For some benchmark, I would like to disable GC.
As in “don’t garbage collect unless we are out of RAM”.
I guess it is only the major collection that should be forbidden.
Is this possible to run an OCaml program like this?
For some benchmark, I would like to disable GC.
As in “don’t garbage collect unless we are out of RAM”.
I guess it is only the major collection that should be forbidden.
Is this possible to run an OCaml program like this?
Why is that? Minor collections also stop the program.
Note that the GC pauses in OCaml are very brief, including for major collections. (Only parts of the major heap are collected at a time.)
I have never tried this, but you can set the environment variable OCAMLRUNPARAM
to e.g. "s=1G"
to set the minor heap size (in words, so here 1 G = 8 GiB).
core_bench tries to reduce the impact of the GC on the measurements as much as possible. It might provide useful inspiration
One must be careful about interpreting the results of such benchmarks. One benefit of minor collection is to take a memory arena sparsely-populated by live blocks and reallocating these blocks close to each other, that is with better cache locality. Modern allocators such as the one that inspired multicore OCaml’s major allocator are explicitly designed to improve cache locality.

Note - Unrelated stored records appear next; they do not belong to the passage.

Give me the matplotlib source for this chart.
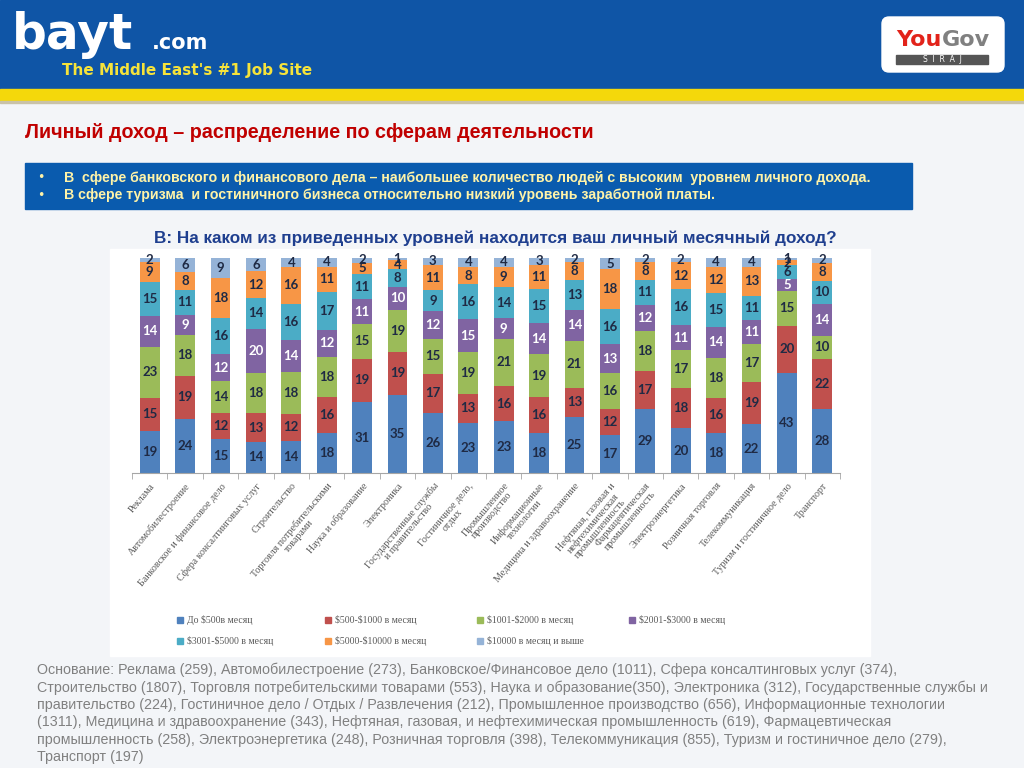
import matplotlib.pyplot as plt
from matplotlib.patches import Rectangle, FancyBboxPatch
import numpy as np

plt.rcParams['text.parse_math'] = False

# категории (подписи оси X)
categories = [
    "Реклама", "Автомобилестроение", "Банковское и финансовое дело",
    "Сфера консалтинговых услуг", "Строительство",
    "Торговля потребительскими\nтоварами", "Наука и образование", "Электроника",
    "Государственные службы\nи правительство", "Гостиничное дело,\nотдых",
    "Промышленное\nпроизводство", "Информационные\nтехнологии",
    "Медицина и здравоохранение", "Нефтяная, газовая и\nнефтехимическая\nпромышленность",
    "Фармацевтическая\nпромышленность", "Электроэнергетика", "Розничная торговля",
    "Телекоммуникация", "Туризм и гостиничное дело", "Транспорт",
]

series_names = [
    "До $500в месяц", "$500-$1000 в месяц", "$1001-$2000 в месяц",
    "$2001-$3000 в месяц", "$3001-$5000 в месяц", "$5000-$10000 в месяц",
    "$10000 в месяц и выше",
]

upto_500 = [19, 24, 15, 14, 14, 18, 31, 35, 26, 23, 23, 18, 25, 17, 29, 20, 18, 22, 43, 28]
s500_1000 = [15, 19, 12, 13, 12, 16, 19, 19, 17, 13, 16, 16, 13, 12, 17, 18, 16, 19, 20, 22]
s1001_2000 = [23, 18, 14, 18, 18, 18, 15, 19, 15, 19, 21, 19, 21, 16, 18, 17, 18, 17, 15, 10]
s2001_3000 = [14, 9, 12, 20, 14, 12, 11, 10, 12, 15, 9, 14, 14, 13, 12, 11, 14, 11, 5, 14]
s3001_5000 = [15, 11, 16, 14, 16, 17, 11, 8, 9, 16, 14, 15, 13, 16, 11, 16, 15, 11, 6, 10]
s5000_10000 = [9, 8, 18, 12, 16, 11, 5, 4, 11, 8, 9, 11, 8, 18, 8, 12, 12, 13, 2, 8]
s10000_plus = [2, 6, 9, 6, 4, 4, 2, 1, 3, 4, 4, 3, 2, 5, 2, 2, 4, 4, 1, 2]

series = [upto_500, s500_1000, s1001_2000, s2001_3000, s3001_5000, s5000_10000, s10000_plus]
colors = ['#4F81BD', '#C0504D', '#9BBB59', '#8064A2', '#4BACC6', '#F79646', '#95B3D7']
label_colors = ['#1F2A44', '#1F2A44', '#1F2A44', 'white', '#1F2A44', '#1F2A44', '#1F2A44']

W, H = 1024, 768
fig = plt.figure(figsize=(10.24, 7.68), dpi=100)
fig.patch.set_facecolor('#F3F5F8')

# фон слайда в пиксельных координатах
bg = fig.add_axes([0, 0, 1, 1])
bg.set_xlim(0, W)
bg.set_ylim(H, 0)
bg.axis('off')

# шапка
bg.add_patch(Rectangle((0, 0), W, 89, color='#0F55A6', zorder=1))
bg.add_patch(Rectangle((0, 89), W, 12, color='#F4D80B', zorder=1))
bg.add_patch(Rectangle((0, 101), W, 2, color='#C9C2A8', zorder=1))
bg.text(12, 35, "bayt", color='white', fontsize=35, fontweight='bold', va='center', ha='left', zorder=3)
bg.text(152, 43, ".com", color='white', fontsize=15, fontweight='bold', va='center', ha='left', zorder=3)
bg.text(62, 70, "The Middle East's #1 Job Site", color='#F6E33A', fontsize=11,
        fontweight='bold', va='center', ha='left', zorder=3)
bg.add_patch(FancyBboxPatch((882, 17), 122, 55, boxstyle='round,pad=0,rounding_size=7',
                            color='white', zorder=2))
bg.text(942, 40, "You", color='#E2231A', fontsize=16, fontweight='bold', ha='right', va='center', zorder=3)
bg.text(942, 40, "Gov", color='#808080', fontsize=16, fontweight='bold', ha='left', va='center', zorder=3)
bg.add_patch(Rectangle((896, 55), 92, 9, color='#555555', zorder=3))
bg.text(942, 59.5, "S  I  R  A  J", color='white', fontsize=5.5, ha='center', va='center', zorder=4)

# заголовок
bg.text(25, 133, "Личный доход – распределение по сферам деятельности", color='#C00000',
        fontsize=14.2, fontweight='bold', family='Liberation Sans', va='center', ha='left')

# синяя плашка с выводами
bg.add_patch(Rectangle((25, 163), 887, 46, color='#0A5BAE', zorder=1))
bullets = [
    "В  сфере банковского и финансового дела – наибольшее количество людей с высоким  уровнем личного дохода.",
    "В сфере туризма  и гостиничного бизнеса относительно низкий уровень заработной платы.",
]
for k, line in enumerate(bullets):
    yy = 178 + k * 17
    bg.text(37, yy, "•", color='#FFF3A8', fontsize=9, va='center', zorder=2)
    bg.text(64, yy, line, color='#FFF3A8', fontsize=10.2, fontweight='bold',
            family='Liberation Sans', va='center', zorder=2)

bg.text(495, 238, "В: На каком из приведенных уровней находится ваш личный месячный доход?",
        color='#1F3F8F', fontsize=12.3, fontweight='bold', family='Liberation Sans',
        ha='center', va='center')

# белая подложка диаграммы
bg.add_patch(Rectangle((110, 249), 760, 407, color='white', zorder=1))

# сноска
footnote = [
    "Основание: Реклама (259), Автомобилестроение (273), Банковское/Финансовое дело (1011), Сфера консалтинговых услуг (374),",
    "Строительство (1807), Торговля потребительскими товарами (553), Наука и образование(350), Электроника (312), Государственные службы и",
    "правительство (224), Гостиничное дело / Отдых / Развлечения (212), Промышленное производство (656), Информационные технологии",
    "(1311), Медицина и здравоохранение (343), Нефтяная, газовая, и нефтехимическая промышленность (619), Фармацевтическая",
    "промышленность (258), Электроэнергетика (248), Розничная торговля (398), Телекоммуникация (855), Туризм и гостиничное дело (279),",
    "Транспорт (197)",
]
for k, line in enumerate(footnote):
    bg.text(37, 670 + k * 17.4, line, color='#808080', fontsize=10.3, family='Liberation Sans',
            va='center', ha='left')

# легенда
leg_pos = [(180, 620), (328, 620), (480, 620), (632, 620), (180, 641), (328, 641), (480, 641)]
for (lx, ly), name, c in zip(leg_pos, series_names, colors):
    bg.add_patch(Rectangle((lx - 3, ly - 3), 6, 6, color=c, zorder=2))
    bg.text(lx + 7, ly, name, color='#595959', fontsize=7, family='Liberation Serif',
            va='center', ha='left', zorder=2)

# диаграмма: 100% накопленные столбцы
ax = fig.add_axes([132 / W, 1 - 473 / H, (840 - 132) / W, (473 - 258) / H])
x = np.arange(len(categories))
totals = np.sum(np.array(series), axis=0)
bottom = np.zeros(len(categories))
for vals, c, lc in zip(series, colors, label_colors):
    vals = np.array(vals)
    share = vals / totals * 100
    ax.bar(x, share, bottom=bottom, width=0.56, color=c, zorder=2)
    for i in range(len(x)):
        ax.text(x[i], bottom[i] + share[i] / 2, str(vals[i]), ha='center', va='center',
                fontsize=9.5, fontweight='bold', color=lc, family='Lato', zorder=3)
    bottom += share

ax.set_xlim(-0.5, len(categories) - 0.5)
ax.set_ylim(0, 100)
ax.patch.set_alpha(0)
for s in ['left', 'right', 'top']:
    ax.spines[s].set_visible(False)
ax.spines['bottom'].set_color('#A6A6A6')
ax.set_yticks([])
ax.set_xticks(x)
ax.set_xticklabels(categories, rotation=50, ha='right', rotation_mode='anchor',
                   fontsize=7.2, family='Liberation Serif', color='#595959',
                   multialignment='center', linespacing=0.95)
ax.tick_params(axis='x', which='major', length=0, pad=6)
ax.set_xticks(np.arange(-0.5, len(categories), 1), minor=True)
ax.tick_params(axis='x', which='minor', length=4, color='#A6A6A6', direction='out')

plt.savefig('out.png', dpi=100, facecolor=fig.get_facecolor())
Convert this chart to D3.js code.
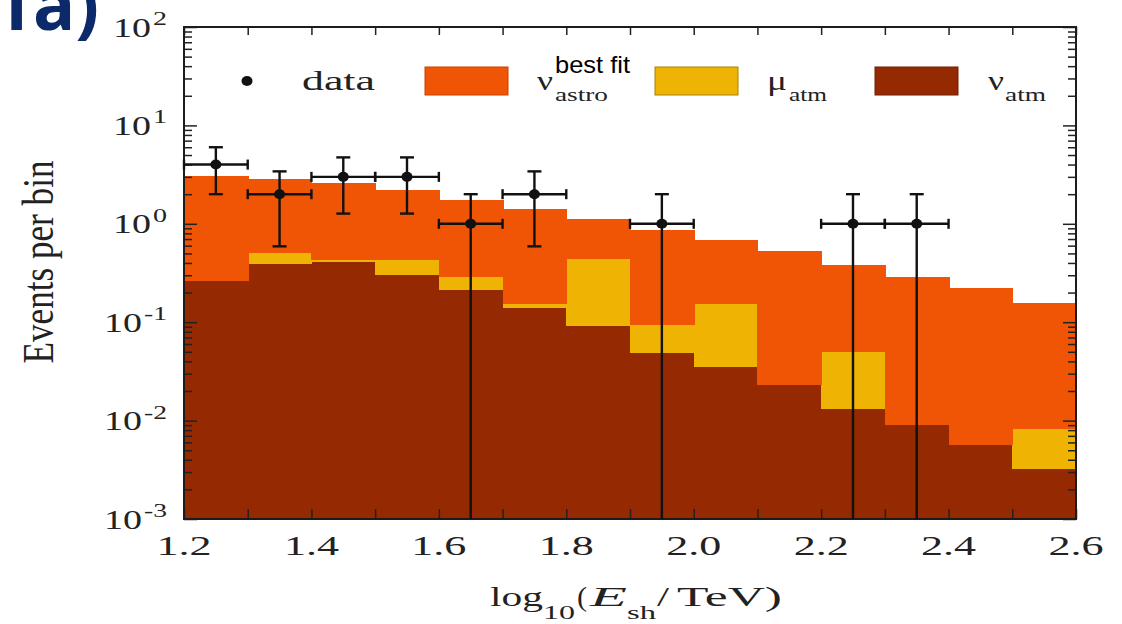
<!DOCTYPE html>
<html><head><meta charset="utf-8">
<script src="https://cdn.jsdelivr.net/npm/d3@7"></script>
<style>html,body{margin:0;padding:0;background:#fff;} svg{display:block}</style>
</head><body>
<svg id="c" width="1122" height="624"></svg>
<script>
// ---- data ----
const binStart = [1.2,1.3,1.4,1.5,1.6,1.7,1.8,1.9,2.0,2.1,2.2,2.3,2.4,2.5];
const binWidth = 0.1;
const nuAtm   = [0.26,0.39,0.41,0.305,0.21,0.138,0.091,0.0486,0.035,0.0228,0.0132,0.0091,0.0056,0.00325];
const muAtm   = [0,0.11,0.02,0.125,0.08,0.014,0.35,0.044,0.117,0,0.0366,0,0,0.0049];
const nuAstro = [2.8,2.33,2.17,1.8,1.47,1.25,0.69,0.77,0.53,0.51,0.335,0.28,0.217,0.147];
const dataX   = [1.25,1.35,1.45,1.55,1.65,1.75,1.95,2.25,2.35];
const dataY   = [4,2,3,3,1,2,1,1,1];
const dataErr = [2,1.41,1.73,1.73,1,1.41,1,1,1];
const xTickLabels = ["1.2","1.4","1.6","1.8","2.0","2.2","2.4","2.6"];
const yTickVals = [100,10,1,0.1,0.01,0.001];
const yTickExps = ["2","1","0","-1","-2","-3"];

const colAstro = "#f05506", colMu = "#efb303", colNu = "#952a02";

const svg = d3.select("#c");
const L = 184, R = 1076, T0 = 27, B = 519;
const x = d3.scaleLinear().domain([1.2, 2.6]).range([L, R]);
const y = d3.scaleLog().domain([1e-3, 1e2]).range([B, T0]).clamp(true);
const yv = v => y(Math.max(v, 1e-3));
const SERIF = "'Liberation Serif', 'DejaVu Serif', serif";

function txt(parent, str, px, py, o) {
  const t = parent.append("text").attr("x", px).attr("y", py).text(str)
    .attr("font-family", o.ff || SERIF)
    .attr("font-size", o.fs).attr("fill", o.fill || "#222");
  if (o.len) t.attr("textLength", o.len).attr("lengthAdjust", "spacingAndGlyphs");
  if (o.style) t.attr("font-style", o.style);
  if (o.weight) t.attr("font-weight", o.weight);
  if (o.anchor) t.attr("text-anchor", o.anchor);
  return t;
}

// ---- stacked histogram ----
const rows = binStart.map((b, i) => ({b, nu: nuAtm[i], mu: muAtm[i], astro: nuAstro[i]}));
const stack = d3.stack().keys(["nu", "mu", "astro"])(rows);
const colors = {nu: colNu, mu: colMu, astro: colAstro};
const gBars = svg.append("g").attr("shape-rendering", "crispEdges");
stack.forEach(layer => {
  gBars.selectAll(null).data(layer).join("rect")
    .attr("x", d => x(d.data.b))
    .attr("width", d => x(d.data.b + binWidth) - x(d.data.b) + 1)
    .attr("y", d => yv(d[1]))
    .attr("height", d => Math.max(0, yv(d[0]) - yv(d[1])))
    .attr("fill", colors[layer.key]);
});

// ---- axes ticks ----
const tickStyle = g => { g.select(".domain").remove(); g.selectAll("line").attr("stroke", "#222").attr("stroke-width", 1.5); };
svg.append("g").attr("transform", `translate(0,${B})`)
  .call(d3.axisBottom(x).ticks(14).tickSize(-10).tickFormat("")).call(tickStyle);
svg.append("g").attr("transform", `translate(0,${T0})`)
  .call(d3.axisTop(x).ticks(14).tickSize(-8).tickFormat("")).call(tickStyle);
const minorY = y.ticks().filter(v => !yTickVals.some(m => Math.abs(m - v) < 1e-12));
svg.append("g").attr("transform", `translate(${L},0)`)
  .call(d3.axisLeft(y).tickValues(minorY).tickSize(-8).tickFormat("")).call(tickStyle);
svg.append("g").attr("transform", `translate(${L},0)`)
  .call(d3.axisLeft(y).tickValues(yTickVals).tickSize(-13).tickFormat("")).call(tickStyle);
svg.append("g").attr("transform", `translate(${R},0)`)
  .call(d3.axisRight(y).tickValues(minorY).tickSize(-8).tickFormat("")).call(tickStyle);
svg.append("g").attr("transform", `translate(${R},0)`)
  .call(d3.axisRight(y).tickValues(yTickVals).tickSize(-13).tickFormat("")).call(tickStyle);

svg.append("rect").attr("x", L).attr("y", T0).attr("width", R - L).attr("height", B - T0)
  .attr("fill", "none").attr("stroke", "#1c1c1c").attr("stroke-width", 2);

// ---- data points with error bars ----
const gD = svg.append("g").attr("stroke", "#111").attr("stroke-width", 2.4).attr("fill", "#111");
dataX.forEach((xc, i) => {
  const v = dataY[i], e = dataErr[i];
  const cx = x(xc), cy = y(v);
  const yt = yv(v + e), yb = yv(v - e);
  gD.append("line").attr("x1", cx).attr("x2", cx).attr("y1", yt).attr("y2", yb);
  gD.append("line").attr("x1", cx - 7).attr("x2", cx + 7).attr("y1", yt).attr("y2", yt);
  if (v - e > 1e-3) gD.append("line").attr("x1", cx - 7).attr("x2", cx + 7).attr("y1", yb).attr("y2", yb);
  const xl = x(xc - binWidth / 2), xr = x(xc + binWidth / 2);
  gD.append("line").attr("x1", xl).attr("x2", xr).attr("y1", cy).attr("y2", cy);
  gD.append("line").attr("x1", xl).attr("x2", xl).attr("y1", cy - 5).attr("y2", cy + 5);
  gD.append("line").attr("x1", xr).attr("x2", xr).attr("y1", cy - 5).attr("y2", cy + 5);
  gD.append("ellipse").attr("cx", cx).attr("cy", cy).attr("rx", 5.5).attr("ry", 5).attr("stroke", "none");
});

// ---- tick labels ----
const gT = svg.append("g");
xTickLabels.forEach(s => txt(gT, s, x(+s) - 27.5, 555, {fs: 27, len: 55}));
yTickVals.forEach((v, i) => {
  const ty = y(v), ex = yTickExps[i];
  const supLen = ex.length === 1 ? 14 : 23;
  const supStart = 167 - supLen;
  txt(gT, ex, supStart, ty - 2, {fs: 18, len: supLen});
  txt(gT, "10", supStart - 2 - 38, ty + 9.5, {fs: 27, len: 38});
});

// ---- axis titles ----
const gy = svg.append("g").attr("transform", "translate(53,262) scale(1.65,1) rotate(-90)");
txt(gy, "Events per bin", -101.5, 0, {fs: 27, len: 203});

const gx = svg.append("g");
txt(gx, "log", 490, 606, {fs: 28, len: 53});
txt(gx, "10", 543, 619, {fs: 18, len: 32});
txt(gx, "(", 577, 606, {fs: 28, len: 10});
txt(gx, "E", 590, 606, {fs: 28, len: 37, style: "italic"});
txt(gx, "sh", 627, 619, {fs: 18, len: 29});
txt(gx, "/", 657, 606, {fs: 28, len: 12});
txt(gx, "TeV)", 677, 606, {fs: 28, len: 105});

// ---- legend ----
const gL = svg.append("g");
gL.append("ellipse").attr("cx", 247).attr("cy", 81).attr("rx", 5.5).attr("ry", 5).attr("fill", "#111");
txt(gL, "data", 302, 90, {fs: 27, len: 73});
const legRects = [[425, colAstro, "#c94200"], [655, colMu, "#a88000"], [875, colNu, "#6e1f00"]];
legRects.forEach(([lx, c, s]) => gL.append("rect").attr("x", lx).attr("y", 67).attr("width", 83).attr("height", 28)
  .attr("fill", c).attr("stroke", s).attr("stroke-width", 1));
txt(gL, "ν", 537, 90, {fs: 27, len: 16});
txt(gL, "astro", 555, 101, {fs: 18, len: 53});
txt(gL, "best fit", 555, 73, {fs: 24, len: 75, ff: "'Liberation Sans', Arial, sans-serif", fill: "#000"});
txt(gL, "μ", 767, 90, {fs: 27, len: 20});
txt(gL, "atm", 789, 101, {fs: 18, len: 38});
txt(gL, "ν", 988, 90, {fs: 27, len: 16});
txt(gL, "atm", 1005, 101, {fs: 18, len: 41});

// ---- panel tag ----
txt(svg, "1a)", 99, 30, {fs: 70, ff: "'Open Sans', 'Noto Sans', sans-serif", weight: 700, fill: "#0c2a6a", anchor: "end"});
</script>
</body></html>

In other words by “turning off” GC you are artificially decreasing the cache locality of your data.
As we saw in a previous thread, it is not clear that there is a meaningful notion of “program performance without the memory management overheads”.
This might not be relevant with the new multicore GC, and it’s been a few years since I was playing with it, but IIRC the name of the C function that is called when a GC might be triggered is a weak symbol, and you can compile in a different implementation that replaces the function in the Ocaml runtime, to do whatever you want (like never actually trigger a GC).